Она удивленно вздернула бровь.
— Верес Олегович, я — не ваша забота, — неожиданно увеличила дистанцию между нами, возвращаясь к официальному тону. — У вас и своих проблем хватает. А я справлюсь. Зайду к Краморову, чтобы объяснил, что меня ждет дальше…
— Краморову не до тебя сейчас, — процедил я. — Не знаю, постоянно ли у него тут лажа на лаже и он привык, но разгребаться после сегодняшнего дня он будет долго. Я остаюсь единственным, кто в курсе твоей ситуации. И я тебя никуда не отпускаю.
— Не помню такого в твоих обязанностях.
— Зачем тебе к мужу? — Я не спеша направился к ней. — Боишься его? Хочешь удостовериться, что он не слетел с катушек и твой поводок все той же длины? Не стоит.
— Послушай, сегодняшний день был тяжелым и странным, — напряглась она. — Для меня. Я наговорила лишнего…

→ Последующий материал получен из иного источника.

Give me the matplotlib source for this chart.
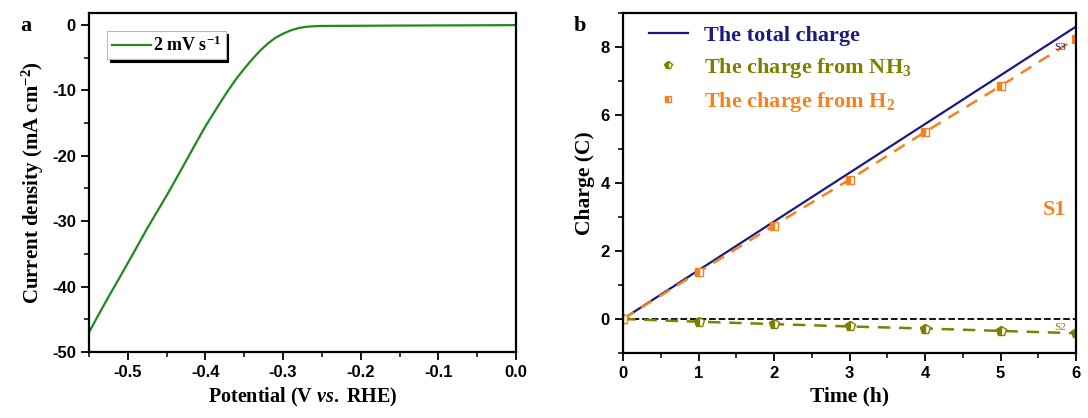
import matplotlib
matplotlib.use("Agg")
import matplotlib.pyplot as plt
from matplotlib.ticker import MultipleLocator
from matplotlib.lines import Line2D

plt.rcParams["axes.unicode_minus"] = False
plt.rcParams["mathtext.fontset"] = "custom"
plt.rcParams["mathtext.rm"] = "Liberation Serif:bold"
plt.rcParams["mathtext.it"] = "Liberation Serif:italic:bold"
plt.rcParams["mathtext.bf"] = "Liberation Serif:bold"

# panel a: LSV curve
potential = [-0.55, -0.54, -0.525, -0.51, -0.5, -0.49, -0.475, -0.46, -0.45, -0.44,
             -0.425, -0.41, -0.4, -0.39, -0.38, -0.37, -0.36, -0.35, -0.34, -0.33,
             -0.32, -0.31, -0.3, -0.29, -0.28, -0.27, -0.26, -0.25, -0.2, -0.15,
             -0.1, -0.05, 0.0]
current = [-47.0, -44.8, -41.6, -38.5, -36.4, -34.3, -31.1, -28.1, -26.1, -24.0,
           -20.8, -17.6, -15.5, -13.6, -11.7, -9.9, -8.2, -6.7, -5.3, -4.0,
           -2.9, -2.0, -1.35, -0.85, -0.5, -0.3, -0.22, -0.18, -0.15, -0.12,
           -0.1, -0.08, -0.05]

# panel b: charge vs time
time_h = [0, 1, 2, 3, 4, 5, 6]
total_t = [0, 6]
total_q = [0, 8.6]
q_h2 = [0, 1.38, 2.75, 4.1, 5.5, 6.85, 8.25]
q_nh3 = [0, -0.08, -0.15, -0.22, -0.28, -0.35, -0.42]

serif = "Liberation Serif"
sans = "Liberation Sans"
olive = "#7f8000"
orange = "#f5821f"
navy = "#1a1a80"

fig = plt.figure(figsize=(10.88, 4.18), dpi=100)
ax1 = fig.add_axes([89/1088, 1-352/418, 427/1088, 339/418])
ax2 = fig.add_axes([623/1088, 1-353/418, 453/1088, 340/418])

for ax in (ax1, ax2):
    ax.tick_params(which="both", direction="out", top=False, right=False)
    ax.tick_params(which="major", length=6, width=1.3)
    ax.tick_params(which="minor", length=3.5, width=1.1)
    for s in ax.spines.values():
        s.set_linewidth(1.6)

# ---- a ----
ax1.plot(potential, current, color="#1f8a1f", lw=1.6, label="2 mV s$^{-1}$")
ax1.set_xlim(-0.55, 0.0)
ax1.set_ylim(-50, 1.8)
ax1.xaxis.set_minor_locator(MultipleLocator(0.05))
ax1.yaxis.set_major_locator(MultipleLocator(10))
ax1.yaxis.set_minor_locator(MultipleLocator(5))
ax1.set_xticks([-0.5, -0.4, -0.3, -0.2, -0.1, 0.0])
ax1.set_xticklabels(["-0.5", "-0.4", "-0.3", "-0.2", "-0.1", "0.0"])
ax1.set_xlabel("Potential (V $\\mathit{vs.}$ RHE)", fontfamily=serif, fontweight="bold", fontsize=14.5)
ax1.set_ylabel("Current density (mA cm$^{-2}$)", fontfamily=serif, fontweight="bold", fontsize=15)
leg1 = ax1.legend(loc="upper left", frameon=True,
                  shadow={"color": "black", "alpha": 1.0}, fancybox=False,
                  prop={"family": serif, "weight": "bold", "size": 13},
                  handlelength=2.2, handletextpad=0.1, borderpad=0.25, borderaxespad=1.0)
leg1.get_frame().set_edgecolor("#bbbbbb")
leg1.get_frame().set_linewidth(0.8)
fig.text(20/1088, 1-26/418, "a", fontfamily=serif, fontweight="bold", fontsize=16, va="center")

# ---- b ----
ax2.axhline(0, color="black", ls="--", lw=1.3)
ax2.plot(total_t, total_q, color=navy, lw=1.6)
ax2.plot(time_h, q_nh3, color=olive, ls=(0, (5, 3.5)), lw=1.8)
ax2.plot(time_h, q_h2, color=orange, ls=(0, (5, 3.5)), lw=1.8)
ax2.plot(time_h, q_nh3, ls="none", color=olive, marker="p", ms=7,
         fillstyle="left", markerfacecoloralt="white", markeredgewidth=1.0)
ax2.plot(time_h, q_h2, ls="none", color=orange, marker="s", ms=6,
         fillstyle="left", markerfacecoloralt="white", markeredgewidth=1.0)
ax2.set_xlim(0, 6)
ax2.set_ylim(-1, 9)
ax2.xaxis.set_major_locator(MultipleLocator(1))
ax2.xaxis.set_minor_locator(MultipleLocator(0.5))
ax2.yaxis.set_major_locator(MultipleLocator(2))
ax2.yaxis.set_minor_locator(MultipleLocator(1))
ax2.set_xlabel("Time (h)", fontfamily=serif, fontweight="bold", fontsize=15.5)
ax2.set_ylabel("Charge (C)", fontfamily=serif, fontweight="bold", fontsize=15.5)

handles = [
    Line2D([], [], color=navy, lw=1.6),
    Line2D([], [], ls="none", color=olive, marker="p", ms=6, fillstyle="left",
           markerfacecoloralt="white"),
    Line2D([], [], ls="none", color=orange, marker="s", ms=5, fillstyle="left",
           markerfacecoloralt="white"),
]
labels = ["The total charge", "The charge from NH$_3$", "The charge from H$_2$"]
leg2 = ax2.legend(handles, labels, loc="upper left", frameon=False,
                  prop={"family": serif, "weight": "bold", "size": 16},
                  handlelength=1.75, handletextpad=0.75, labelspacing=0.45,
                  borderaxespad=0.15, bbox_to_anchor=(0.03, 1.0))
for txt, c in zip(leg2.get_texts(), [navy, olive, orange]):
    txt.set_color(c)
ax2.text(5.72, 3.2, "S1", color=orange, fontfamily=serif, fontweight="bold", fontsize=16,
         ha="center", va="center")
ax2.text(5.79, 8.0, "S3", color=navy, fontfamily=serif, fontsize=8, ha="center", va="center")
ax2.text(5.79, -0.26, "S2", color=olive, fontfamily=serif, fontsize=8, ha="center", va="center")
fig.text(574/1088, 1-26/418, "b", fontfamily=serif, fontweight="bold", fontsize=16, va="center")

for ax in (ax1, ax2):
    for lab in ax.get_xticklabels() + ax.get_yticklabels():
        lab.set_fontfamily(sans)
        lab.set_fontweight("bold")
        lab.set_fontsize(12)

fig.savefig("out.png", dpi=100)
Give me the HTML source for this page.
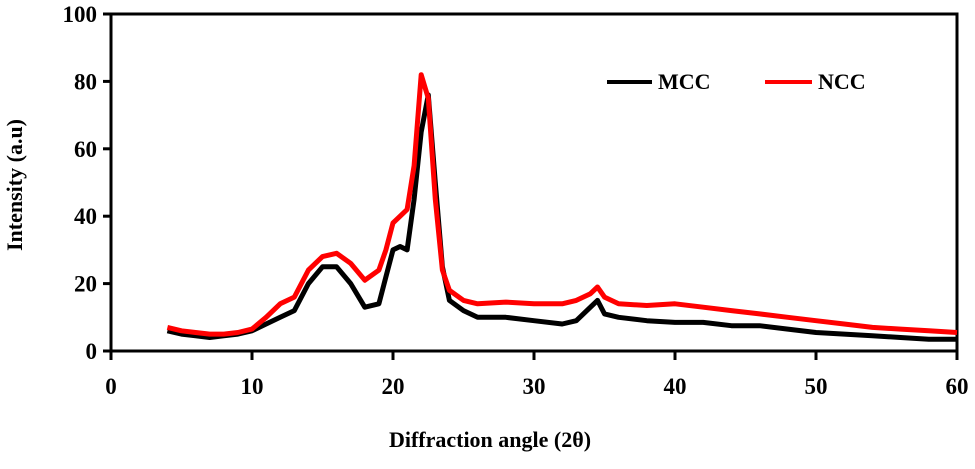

Я приблизился к ней и замер в шаге.
— Но теперь я бы хотела, чтобы мы сделали вид, что этого не было, — понизила она голос. — А по остальному — разберусь.
— После того, что случилось сегодня с тобой, обычно увозят в реабилитационный. Ты не можешь просто так взять и куда-то уехать. Ты не знаешь ни прав, ни обязанностей, а это грозит проблемами. А ещё ты себя переоцениваешь. Не надо рисковать собой. Хватит.
— Тогда пусть это решает Краморов.
— Решать буду я.
— За Краморова?
— За тебя.
Она тяжело сглотнула, глядя мне в лицо. Комната уже погрузилась в кромешную тьму, и мои глаза могли светиться ярче обычного, потому что я уже не мог отвести от неё взгляда.
— Жалеешь меня? — вдруг усмехнулась она, отступая. — Не надо. Я разберусь сама.
— Ты не поняла. Я не дам тебе разбираться самой.
И, пока она удивленно замерла, я сделал к ней шаг, запустил пальцы в её волосы и вжался губами в её рот.